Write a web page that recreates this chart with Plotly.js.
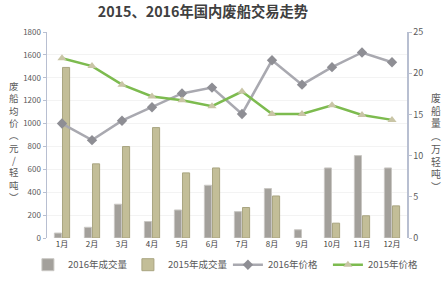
<!DOCTYPE html>
<html>
<head>
<meta charset="utf-8">
<script src="https://cdn.plot.ly/plotly-3.0.1.min.js"></script>
<style>html,body{margin:0;padding:0;background:#fff;}#chart{width:448px;height:291px;}</style>
</head>
<body>
<div id="chart"></div>
<script>
const months = ['1月','2月','3月','4月','5月','6月','7月','8月','9月','10月','11月','12月'];
const vol2016 = [0.6, 1.3, 4.1, 2.0, 3.4, 6.4, 3.2, 6.0, 1.0, 8.5, 10.0, 8.5];
const vol2015 = [20.7, 9.0, 11.1, 13.4, 7.9, 8.5, 3.7, 5.1, null, 1.8, 2.7, 3.9];
const price2016 = [1000, 855, 1025, 1143, 1263, 1314, 1084, 1553, 1340, 1493, 1621, 1536];
const price2015 = [1570, 1502, 1340, 1237, 1203, 1152, 1280, 1084, 1084, 1160, 1075, 1032];
const leftTitle = ['废','船','均','价','︵','元','/','轻','吨','︶'];
const rightTitle = ['废','船','量','︵','万','轻','吨','︶'];

const FONT = 'Noto Sans CJK SC, Noto Sans, sans-serif';
const M = {l:47, r:41, t:32, b:48};
const PW = 448 - M.l - M.r, PH = 291 - M.t - M.b;

function vertTitle(chars, px, pyCenter, size) {
  return {
    text: chars.join('<br>'), xref:'paper', yref:'paper',
    x: (px - M.l) / PW, y: (291 - M.b - pyCenter) / PH,
    xanchor:'center', yanchor:'middle', showarrow:false,
    font:{family:FONT, size:size, color:'#595959'}
  };
}

const traces = [
  {type:'bar', name:'2016年成交量', x:months, y:vol2016, yaxis:'y',
   marker:{color:'#a3a09b', line:{color:'#c9c7c3', width:1}}},
  {type:'bar', name:'2015年成交量', x:months, y:vol2015, yaxis:'y',
   marker:{color:'#c3be98', line:{color:'#a9a581', width:1}}},
  {type:'scatter', mode:'lines+markers', name:'2016年价格', x:months, y:price2016, yaxis:'y2',
   line:{color:'#a9a9b0', width:2.5}, marker:{symbol:'diamond', size:8, color:'#8e8e94'}},
  {type:'scatter', mode:'lines+markers', name:'2015年价格', x:months, y:price2015, yaxis:'y2',
   line:{color:'#7dbb4f', width:2.5}, marker:{symbol:'triangle-up', size:8, color:'#c9c5a6'}}
];

const layout = {
  width:448, height:291,
  paper_bgcolor:'#ffffff', plot_bgcolor:'#ffffff',
  margin:M,
  font:{family:FONT, color:'#595959', size:9},
  title:{text:'<b>2015、2016年国内废船交易走势</b>', x:0.453, xanchor:'center', y:0.975, yanchor:'top',
         font:{family:FONT, size:14.3, color:'#404040'}},
  barmode:'group', bargap:0.46, bargroupgap:0.12,
  showlegend:true,
  legend:{orientation:'h', xref:'paper', x:-0.053, xanchor:'left', yref:'paper', y:-0.2, yanchor:'bottom',
          font:{family:FONT, size:9.5, color:'#595959'}, entrywidth:55, entrywidthmode:'pixels',
          itemwidth:30, tracegroupgap:0, bgcolor:'rgba(0,0,0,0)'},
  xaxis:{type:'category', range:[-0.5, 11.5], showline:false, ticks:'',
         tickfont:{family:FONT, size:8, color:'#404040'}, showgrid:false, zeroline:false},
  yaxis:{side:'right', range:[0,25], dtick:5, showline:true, linecolor:'#b8bfd1', linewidth:1.5,
         ticks:'outside', ticklen:3, tickcolor:'#b8bfd1', showgrid:false, zeroline:false,
         tickfont:{family:FONT, size:9, color:'#595959'}},
  yaxis2:{side:'left', overlaying:'y', range:[0,1800], dtick:200, showline:true, linecolor:'#b8bfd1', linewidth:1.5,
          ticks:'outside', ticklen:3, tickcolor:'#b8bfd1', showgrid:true, gridcolor:'#f3f3f3', zeroline:false,
          tickfont:{family:FONT, size:8, color:'#595959'}},
  annotations: [vertTitle(leftTitle, 14, 144, 9.5), vertTitle(rightTitle, 436, 145, 9.8)]
};

Plotly.newPlot('chart', traces, layout, {displayModeBar:false, staticPlot:true});
</script>
</body>
</html>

**Written problem**. Reproduce the material above in full and without alteration, but skip all pictures.

**Problem solution**.
Write a web page that recreates this chart with Plotly.js.
<!DOCTYPE html>
<html>
<head>
<meta charset="utf-8">
<script src="https://cdn.plot.ly/plotly-3.0.1.min.js"></script>
<style>html,body{margin:0;padding:0;background:#fff;}#chart{width:448px;height:291px;}</style>
</head>
<body>
<div id="chart"></div>
<script>
const months = ['1月','2月','3月','4月','5月','6月','7月','8月','9月','10月','11月','12月'];
const vol2016 = [0.6, 1.3, 4.1, 2.0, 3.4, 6.4, 3.2, 6.0, 1.0, 8.5, 10.0, 8.5];
const vol2015 = [20.7, 9.0, 11.1, 13.4, 7.9, 8.5, 3.7, 5.1, null, 1.8, 2.7, 3.9];
const price2016 = [1000, 855, 1025, 1143, 1263, 1314, 1084, 1553, 1340, 1493, 1621, 1536];
const price2015 = [1570, 1502, 1340, 1237, 1203, 1152, 1280, 1084, 1084, 1160, 1075, 1032];
const leftTitle = ['废','船','均','价','︵','元','/','轻','吨','︶'];
const rightTitle = ['废','船','量','︵','万','轻','吨','︶'];

const FONT = 'Noto Sans CJK SC, Noto Sans, sans-serif';
const M = {l:47, r:41, t:32, b:48};
const PW = 448 - M.l - M.r, PH = 291 - M.t - M.b;

function vertTitle(chars, px, pyCenter, size) {
  return {
    text: chars.join('<br>'), xref:'paper', yref:'paper',
    x: (px - M.l) / PW, y: (291 - M.b - pyCenter) / PH,
    xanchor:'center', yanchor:'middle', showarrow:false,
    font:{family:FONT, size:size, color:'#595959'}
  };
}

const traces = [
  {type:'bar', name:'2016年成交量', x:months, y:vol2016, yaxis:'y',
   marker:{color:'#a3a09b', line:{color:'#c9c7c3', width:1}}},
  {type:'bar', name:'2015年成交量', x:months, y:vol2015, yaxis:'y',
   marker:{color:'#c3be98', line:{color:'#a9a581', width:1}}},
  {type:'scatter', mode:'lines+markers', name:'2016年价格', x:months, y:price2016, yaxis:'y2',
   line:{color:'#a9a9b0', width:2.5}, marker:{symbol:'diamond', size:8, color:'#8e8e94'}},
  {type:'scatter', mode:'lines+markers', name:'2015年价格', x:months, y:price2015, yaxis:'y2',
   line:{color:'#7dbb4f', width:2.5}, marker:{symbol:'triangle-up', size:8, color:'#c9c5a6'}}
];

const layout = {
  width:448, height:291,
  paper_bgcolor:'#ffffff', plot_bgcolor:'#ffffff',
  margin:M,
  font:{family:FONT, color:'#595959', size:9},
  title:{text:'<b>2015、2016年国内废船交易走势</b>', x:0.453, xanchor:'center', y:0.975, yanchor:'top',
         font:{family:FONT, size:14.3, color:'#404040'}},
  barmode:'group', bargap:0.46, bargroupgap:0.12,
  showlegend:true,
  legend:{orientation:'h', xref:'paper', x:-0.053, xanchor:'left', yref:'paper', y:-0.2, yanchor:'bottom',
          font:{family:FONT, size:9.5, color:'#595959'}, entrywidth:55, entrywidthmode:'pixels',
          itemwidth:30, tracegroupgap:0, bgcolor:'rgba(0,0,0,0)'},
  xaxis:{type:'category', range:[-0.5, 11.5], showline:false, ticks:'',
         tickfont:{family:FONT, size:8, color:'#404040'}, showgrid:false, zeroline:false},
  yaxis:{side:'right', range:[0,25], dtick:5, showline:true, linecolor:'#b8bfd1', linewidth:1.5,
         ticks:'outside', ticklen:3, tickcolor:'#b8bfd1', showgrid:false, zeroline:false,
         tickfont:{family:FONT, size:9, color:'#595959'}},
  yaxis2:{side:'left', overlaying:'y', range:[0,1800], dtick:200, showline:true, linecolor:'#b8bfd1', linewidth:1.5,
          ticks:'outside', ticklen:3, tickcolor:'#b8bfd1', showgrid:true, gridcolor:'#f3f3f3', zeroline:false,
          tickfont:{family:FONT, size:8, color:'#595959'}},
  annotations: [vertTitle(leftTitle, 14, 144, 9.5), vertTitle(rightTitle, 436, 145, 9.8)]
};

Plotly.newPlot('chart', traces, layout, {displayModeBar:false, staticPlot:true});
</script>
</body>
</html>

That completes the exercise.